McKinstry was appointed a brigadier general of volunteers on September 2, 1861, but the appointment expired without confirmation by the United States Senate on July 17, 1862. McKinstry's actual grade remained as major. Fremont assigned McKinstry to command Division 5 of the Department of the West between September 24, 1861, and October 24, 1861, as Fremont's army of five divisions, about 30,000 men, moved out toward Springfield, Missouri in an effort to capture the strategically located town from Confederate Missouri State Guard forces under Major General Sterling Price.

Although McKinstry had been relieved the day before the engagement at Springfield and most of the Union force did not see action there, a detachment of about 300 Union troops under the command of Major Charles Zagonyi drove off the newly recruited and poorly armed Confederate force of about 1,000 men at the First Battle of Springfield, on October 25, 1861. Zagonyi's small Union force briefly occupied the town but withdrew because they had lost many of their horses during the fight and the Confederates would have outnumbered them if they had counter-attacked. On October 27, 1861, Union troops returned to occupy the town in force. Meanwhile, McKinstry came under investigation for his actions as quartermaster.

Fremont was relieved of command on November 2, 1861, and replaced in interim command by Major General David Hunter. On November 11, 1861, Hunter ordered McKinstry to be arrested. On November 13, 1861, McKinstry was suspended. After his arrest, McKinstry was held in close confinement at the St. Louis Arsenal until February 22, 1862, when his confinement was enlarged to the city limits of St. Louis. During his time under suspension and arrest, McKinstry wrote Vindication of Brig. Gen. J. McKinstry, Formerly Quarter-Master, Western Department. Based on an examination of this document, the court-martial record and other circumstances, historian G. E. Rule is more sympathetic to McKinstry's actions and circumstances than many other historians.
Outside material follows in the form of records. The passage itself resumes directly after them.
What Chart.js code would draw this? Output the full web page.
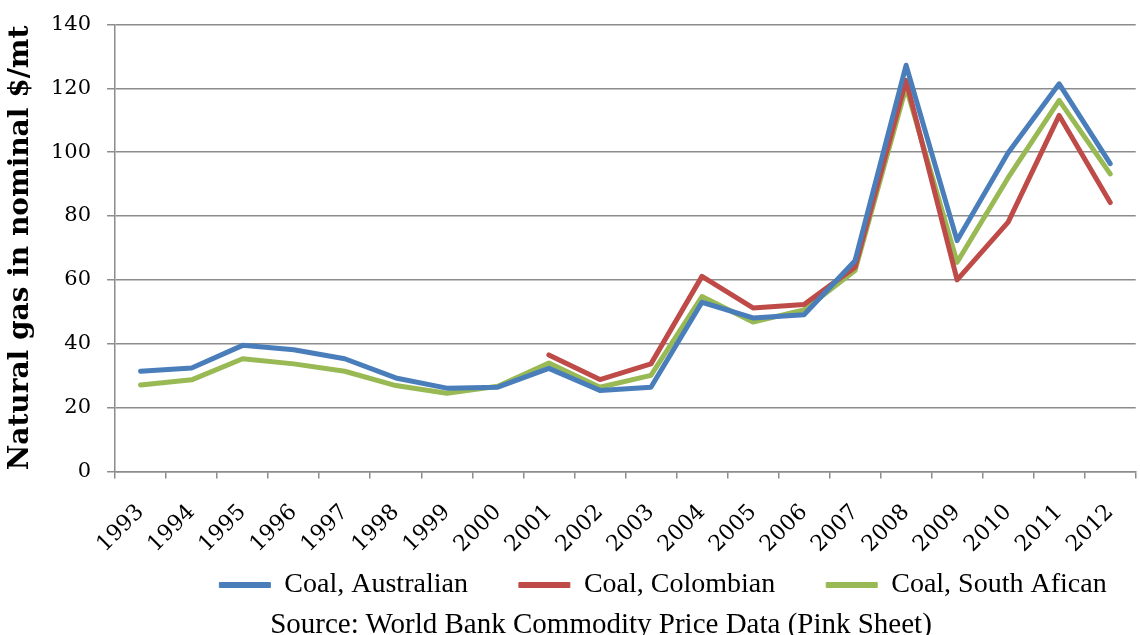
<!DOCTYPE html>
<html>
<head>
<meta charset="utf-8">
<script src="https://cdn.jsdelivr.net/npm/chart.js@4"></script>
<style>
html,body{margin:0;padding:0;background:#fff;overflow:hidden;width:1140px;height:635px;}
#wrap{position:relative;width:1150px;height:635px;}
#source{position:absolute;left:0;top:609px;width:1202px;text-align:center;font-family:"Liberation Serif",serif;font-size:29px;line-height:29px;color:#000;white-space:nowrap;}
</style>
</head>
<body>
<div id="wrap">
<canvas id="c" width="1150" height="635"></canvas>
<div id="source">Source: World Bank Commodity Price Data (Pink Sheet)</div>
</div>
<script>
const years = ['1993','1994','1995','1996','1997','1998','1999','2000','2001','2002','2003','2004','2005','2006','2007','2008','2009','2010','2011','2012'];
const australian = [31.4, 32.4, 39.5, 38.1, 35.3, 29.3, 26.1, 26.4, 32.3, 25.4, 26.4, 53.0, 48.1, 49.1, 66.0, 127.2, 72.3, 99.8, 121.4, 96.4];
const colombian = [null, null, null, null, null, null, null, null, 36.5, 28.8, 33.7, 61.1, 51.2, 52.3, 64.0, 122.5, 60.0, 78.1, 111.5, 84.2];
const southAfrican = [27.1, 28.7, 35.3, 33.7, 31.4, 26.9, 24.5, 26.7, 34.0, 26.4, 30.1, 54.8, 46.8, 50.6, 62.9, 120.4, 65.5, 92.0, 116.2, 93.2];
const yTicks = [0, 20, 40, 60, 80, 100, 120, 140];
const seriesNames = ['Coal, Australian', 'Coal, Colombian', 'Coal, South Afican'];
const seriesColors = ['#4a7ebb', '#be4b48', '#98b954'];

const grey = '#8c8c8c';
const serif = '"DejaVu Serif", serif';
const times = '"Liberation Serif", serif';

// layout helper: place the legend row (horizontal shift, vertical position of its items)
const legendPlace = {
  id: 'legendPlace',
  afterLayout(chart) {
    const lg = chart.legend;
    if (!lg) return;
    lg.left += 87; lg.right += 87;
    lg.top = 520; lg.bottom = 620; lg.height = 100;
  }
};

new Chart(document.getElementById('c'), {
  type: 'line',
  data: {
    labels: years,
    datasets: [australian, colombian, southAfrican].map((d, i) => ({
      label: seriesNames[i],
      data: d,
      borderColor: seriesColors[i],
      backgroundColor: seriesColors[i],
      borderWidth: 5,
      pointRadius: 0,
      tension: 0,
      fill: false,
      borderCapStyle: 'round',
      borderJoinStyle: 'round'
    }))
  },
  options: {
    responsive: false,
    animation: false,
    layout: { padding: { top: 6, right: 5, left: 7, bottom: 13.5 } },
    plugins: {
      tooltip: { enabled: false },
      legend: {
        position: 'bottom',
        maxHeight: 60,
        labels: {
          boxWidth: 51,
          boxHeight: 5,
          padding: 51,
          color: '#000',
          font: { family: times, size: 28 },
          generateLabels(chart) {
            return chart.data.datasets.map((ds, i) => ({
              text: ds.label,
              fillStyle: ds.borderColor,
              strokeStyle: ds.borderColor,
              lineWidth: 1,
              hidden: false,
              datasetIndex: i
            }));
          }
        }
      }
    },
    scales: {
      x: {
        offset: true,
        afterFit(scale) { scale.height = 90; },
        grid: { display: true, drawOnChartArea: false, drawTicks: true, tickLength: 7, offset: true, color: grey, lineWidth: 1.5 },
        border: { color: grey, width: 1.5 },
        ticks: {
          minRotation: 45, maxRotation: 45, autoSkip: false, padding: 21,
          color: '#000',
          font: { family: serif, size: 22 }
        }
      },
      y: {
        min: 0, max: 140,
        afterBuildTicks(axis) { axis.ticks = yTicks.map(v => ({ value: v })); },
        grid: { color: grey, lineWidth: 1.5, tickLength: 8 },
        border: { color: grey, width: 1.5 },
        ticks: {
          padding: 16,
          color: '#000',
          font: { family: serif, size: 21, lineHeight: 0.8 }
        },
        title: {
          display: true,
          text: 'Natural gas in nominal $/mt',
          color: '#000',
          font: { family: serif, size: 28, weight: 'bold', lineHeight: 1 },
          padding: { top: 0, bottom: 0 }
        }
      }
    }
  },
  plugins: [legendPlace]
});
</script>
</body>
</html>
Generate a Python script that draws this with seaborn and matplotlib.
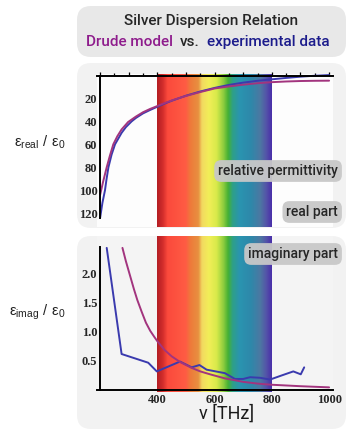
import numpy as np
import matplotlib
matplotlib.use('Agg')
import matplotlib.pyplot as plt
import seaborn as sns
from matplotlib.colors import LinearSegmentedColormap
from matplotlib.patches import FancyBboxPatch
from matplotlib.ticker import MultipleLocator

# real part, plotted as -eps_real / eps_0
nu_real_drude = [200, 210, 223, 234, 246, 260, 275, 298, 325, 350, 375, 400, 425, 450, 475, 500,
                 550, 600, 650, 700, 750, 800, 850, 900, 950, 1000]
eps_real_drude = [104, 93, 80, 70, 60, 53, 47, 40.5, 35.8, 32.0, 29.1, 26.6, 24.1, 21.8, 19.7, 17.8,
                  14.4, 11.3, 9.5, 8.0, 6.7, 5.8, 5.2, 4.8, 4.6, 4.5]
nu_real_exp = [200, 208, 217, 222, 229, 240, 252, 275, 290, 310, 325, 350, 375, 400, 425, 450, 475,
               500, 550, 600, 650, 700, 750, 800, 850, 900, 950, 1000]
eps_real_exp = [124, 111, 100, 91, 80, 69, 60, 50, 45, 40, 37, 33, 30, 27.2, 24.5, 22, 19.8,
                17.6, 13.9, 10.8, 8.2, 6.2, 4.6, 3.3, 2.1, 1.0, 0.2, -0.4]

# imaginary part
nu_imag_drude = [278, 290, 304, 318, 330, 345, 360, 375, 390, 400, 425, 450, 480, 520, 550, 584,
                 636, 700, 750, 800, 900, 1000]
eps_imag_drude = [2.45, 2.22, 1.98, 1.74, 1.55, 1.35, 1.16, 1.02, 0.91, 0.84, 0.69, 0.58, 0.48,
                  0.38, 0.32, 0.27, 0.2, 0.14, 0.11, 0.09, 0.065, 0.045]
nu_imag_exp = [223, 275, 368, 398, 479, 520, 547, 572, 636, 671, 700, 724, 759, 794, 834, 875, 901, 913]
eps_imag_exp = [2.45, 0.62, 0.47, 0.32, 0.49, 0.39, 0.43, 0.35, 0.29, 0.19, 0.19, 0.22, 0.21, 0.18,
                0.25, 0.32, 0.27, 0.39]

x_ticks = [400, 600, 800, 1000]

drude_col = '#a2347e'
exp_col = '#3a3aae'

sns.set_theme(style='white')
plt.rcParams['font.family'] = ['Roboto', 'DejaVu Sans']

fig = plt.figure(figsize=(3.5, 4.33), dpi=100)

# rounded grey panels
def panel(x, y, w, h, fc):
    p = FancyBboxPatch((x / 100, (433 - y - h) / 100), w / 100, h / 100,
                       boxstyle='round,pad=0,rounding_size=0.14',
                       fc=fc, ec='none', transform=fig.dpi_scale_trans, zorder=-10)
    fig.patches.append(p)

panel(77, 6, 269, 51, '#e8e8e8')
panel(77, 63, 269, 165, '#f2f2f2')
panel(77, 236, 269, 193, '#f2f2f2')

rainbow = LinearSegmentedColormap.from_list('rainbow_vis', [
    (0.00, '#b41e24'), (0.05, '#d42e2c'), (0.09, '#fb4a3c'), (0.25, '#ff5c44'),
    (0.29, '#ee7a3a'), (0.36, '#e89040'), (0.39, '#f2d860'), (0.45, '#f2ee58'),
    (0.52, '#d8ea4a'), (0.58, '#8ccc3e'), (0.62, '#44b034'), (0.66, '#2ea088'),
    (0.72, '#2a94b0'), (0.82, '#2e88aa'), (0.90, '#4c78a2'), (0.95, '#5456a8'),
    (1.00, '#4a30aa')])
grad = np.linspace(0, 1, 400).reshape(1, -1)

left, width = 96.7 / 350, (333.1 - 96.7) / 350
ax1 = fig.add_axes([left, (433 - 227) / 433, width, (227 - 73.8) / 433], facecolor='#fdfdfd')
ax2 = fig.add_axes([left, (433 - 392) / 433, width, (392 - 236) / 433], facecolor='#f4f4f4')

tick_font = dict(family='Liberation Serif', weight='bold', size=9)

for ax, ylim in [(ax1, (132.1, -1.5)), (ax2, (-0.035, 2.655))]:
    ax.imshow(grad, cmap=rainbow, aspect='auto', extent=(400, 800, ylim[0], ylim[1]),
              zorder=0, interpolation='bilinear')
    ax.set_xlim(188, 1014)
    ax.set_ylim(*ylim)
    for s in ax.spines.values():
        s.set_linewidth(1.4)
        s.set_color('black')
    ax.spines['right'].set_visible(False)
    ax.spines['left'].set_position(('data', 200))
    ax.xaxis.set_minor_locator(MultipleLocator(50))
    ax.tick_params(which='both', color='black', width=0.9)

# top panel: real part
sns.lineplot(x=nu_real_exp, y=eps_real_exp, ax=ax1, color=exp_col, lw=1.4, estimator=None)
sns.lineplot(x=nu_real_drude, y=eps_real_drude, ax=ax1, color=drude_col, lw=1.4, estimator=None)
ax1.spines['bottom'].set_visible(False)
ax1.spines['top'].set_position(('data', 0))
ax1.spines['left'].set_bounds(0, 124)
ax1.xaxis.tick_top()
ax1.xaxis.set_major_locator(MultipleLocator(100))
ax1.tick_params(axis='x', which='major', direction='out', length=3, labeltop=False)
ax1.tick_params(axis='x', which='minor', direction='out', length=2)
ax1.set_yticks([20, 40, 60, 80, 100, 120])
ax1.yaxis.set_minor_locator(MultipleLocator(5))
ax1.tick_params(axis='y', which='major', direction='in', length=4, pad=2)
ax1.tick_params(axis='y', which='minor', direction='in', length=2)

# bottom panel: imaginary part
sns.lineplot(x=nu_imag_exp, y=eps_imag_exp, ax=ax2, color=exp_col, lw=1.4, estimator=None, sort=False)
sns.lineplot(x=nu_imag_drude, y=eps_imag_drude, ax=ax2, color=drude_col, lw=1.4, estimator=None)
ax2.spines['top'].set_visible(False)
ax2.spines['bottom'].set_position(('data', 0))
ax2.spines['left'].set_bounds(0, 2.47)
ax2.set_xticks(x_ticks)
ax2.tick_params(axis='x', which='major', direction='in', length=4, pad=3)
ax2.tick_params(axis='x', which='minor', direction='in', length=2)
ax2.set_yticks([0.5, 1.0, 1.5, 2.0])
ax2.yaxis.set_minor_locator(MultipleLocator(0.1))
ax2.tick_params(axis='y', which='major', direction='in', length=4, pad=2)
ax2.tick_params(axis='y', which='minor', direction='in', length=2)

for ax in (ax1, ax2):
    ax.set_xlabel('')
    ax.set_ylabel('')
    for lab in ax.get_yticklabels() + ax.get_xticklabels():
        lab.set_fontproperties(tick_font)

def px(x, y):
    return x / 350, 1 - y / 433

# title
head = dict(va='center', fontsize=11, fontweight='medium')
fig.text(*px(211, 21), 'Silver Dispersion Relation', ha='center', color='#262626', **head)
fig.text(*px(173, 42), 'Drude model', ha='right', color='#8e1c8c', **head)
fig.text(*px(190, 42), 'vs.', ha='center', color='#262626', **head)
fig.text(*px(207, 42), 'experimental data', ha='left', color='#1c1c8c', **head)

# axis labels
fig.text(*px(40, 142), r'$\mathregular{ε_{real}\ /\ ε_0}$', ha='center', va='center',
         fontsize=10.5, family='Liberation Sans', color='#222222')
fig.text(*px(37, 312), r'$\mathregular{ε_{imag}\ /\ ε_0}$', ha='center', va='center',
         fontsize=10.5, family='Liberation Sans', color='#222222')
fig.text(*px(227, 414), 'ν [THz]', ha='center', va='center', fontsize=13, color='#1a1a1a')

# tag boxes
tag = dict(boxstyle='round,pad=0.28,rounding_size=0.5', fc='#c8c8c8', ec='none', alpha=0.95)
for ty, txt in [(171, 'relative permittivity'), (212, 'real part'), (254, 'imaginary part')]:
    fig.text(*px(338, ty), txt, ha='right', va='center', fontsize=10, fontweight='medium',
             color='#262626', bbox=tag)

fig.savefig('out.png', dpi=100)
In October 1862, he was convicted by court-martial of graft, corruption, and fraud in the quartermaster's office at St, Louis, Missouri." A St. Louis contractor, Child, Pratt & Fox, admitted to making a profit of $280,000 on $800,000 in sales during the few months of McKinstry's command of the quartermaster department at St. Louis. McKinstry required other contractors to sell goods to Child, Pratt & Fox, which sold them to the army at inflated prices and gave McKinstry a share of the profits. McKinstry padded payrolls, forged vouchers and demanded kickbacks during his term as quartermaster. Historian Edward G. Longacre wrote that McKinstry was betrayed by disgruntled associates. Historian Ezra J. Warner wrote that McKinstry "found ample opportunity to line his own pockets. Historian Stewart Sifakis wrote: "While there may well have been other crooks in the uniform of a Union general, New York-born Justus McKinstry was the only one convicted and dismissed during the Civil War." Bruce Catton, on the other hand, noting Frank Blair's anger and complaints against McKinstry, remarked that McKinstry "was blamed (whether justly or unjustly) for all manner of malpractices." Allan Nevins also cites Frank Blair's interference with Fremont and efforts to get McKinstry to give contracts to Blair's shady friends, without placing blame on McKinstry for supply problems.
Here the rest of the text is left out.